LAKELAND, Fla. -- For the second consecutive year, Casey Mize begins his season wearing a Tigers uniform here as part of Major League camp. By season’s end, he could be wearing the Olde English D again for his big league debut.
“Being a big leaguer is something I’ve been looking forward to forever,” he said. “I’m close, and there’s still a ton of work to be done between now and then, so I’m really just focused on that. I’m looking forward to when that day comes.”
The right-hander has put himself in as good of a position as he can. He waited on his throwing program this offseason, he said, to give his arm a rest. He added physical therapy to his training to prepare his hip flexor and shoulder. His wife has helped keep him on his nutrition program, even before they got married in November.
Mize worked on pitching, too. He put his pitches, including his slurve, in front of high-speed cameras and Rapsodo machines to create more refinement.
“The day I stop trying to learn is the day I fall behind,” he said twice in his Tuesday interview.
But no matter what kind of challenge hitters present for him, Mize’s health looms as the most important factor on his path to Detroit.
“I’m feeling really good and really confident going into Spring Training,” he said.
The Tigers made Mize the heart of their rebuild with the first pick in the 2018 MLB Draft. His top performances last year backed it up, from a 0.88 ERA in six starts at Class A Advanced Lakeland to a no-hitter in his Double-A Erie debut.
He allowed one run over a 27 1/3-inning stretch for Erie when he felt right shoulder discomfort in his third inning on a Thursday night in June. The diagnosis of minor shoulder inflammation was a major relief all around.

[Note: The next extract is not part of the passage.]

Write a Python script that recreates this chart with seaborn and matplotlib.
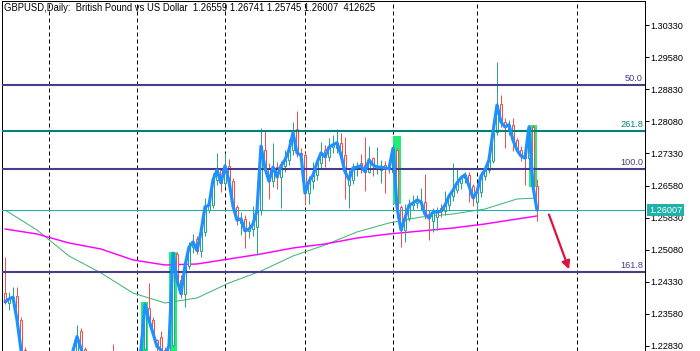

Mize made six starts for Erie after his mid-July return. He gave up six runs in three of them, including six (five earned) in two-thirds of an inning in his first start back. Each time, he followed with six innings and one or two runs allowed.
Mize tossed six innings of two-run ball against Akron on Aug. 17 in front of senior Tigers evaluators. A few days later, team officials shut him down for the final couple of weeks.
“I was healthy at the end of the year,” Mize said. “They decided to shut me down, which honestly I don’t blame them.”
That doesn’t mean he liked it at the time, especially with Erie in the middle of a playoff race.
“I want to play baseball any chance I get. I want to play every fifth day,” he said. “But it is what it is. They’ve been in this much longer than I have. They have a really good idea of what they’re looking at, and they decided it would be best for me to shut down. It [stunk], but they had good intentions.”
He wants to still be pitching at the end this season, which is why he was able to fight his instincts and hold off on throwing in the fall.
“Like I said, [the Majors] has been a lifelong dream and a lifelong goal of mine. It’s been hard to be patient my whole life, not just now,” Mize said. “It’s the same as it’s always been. I just have to put in the work every day and make it happen.”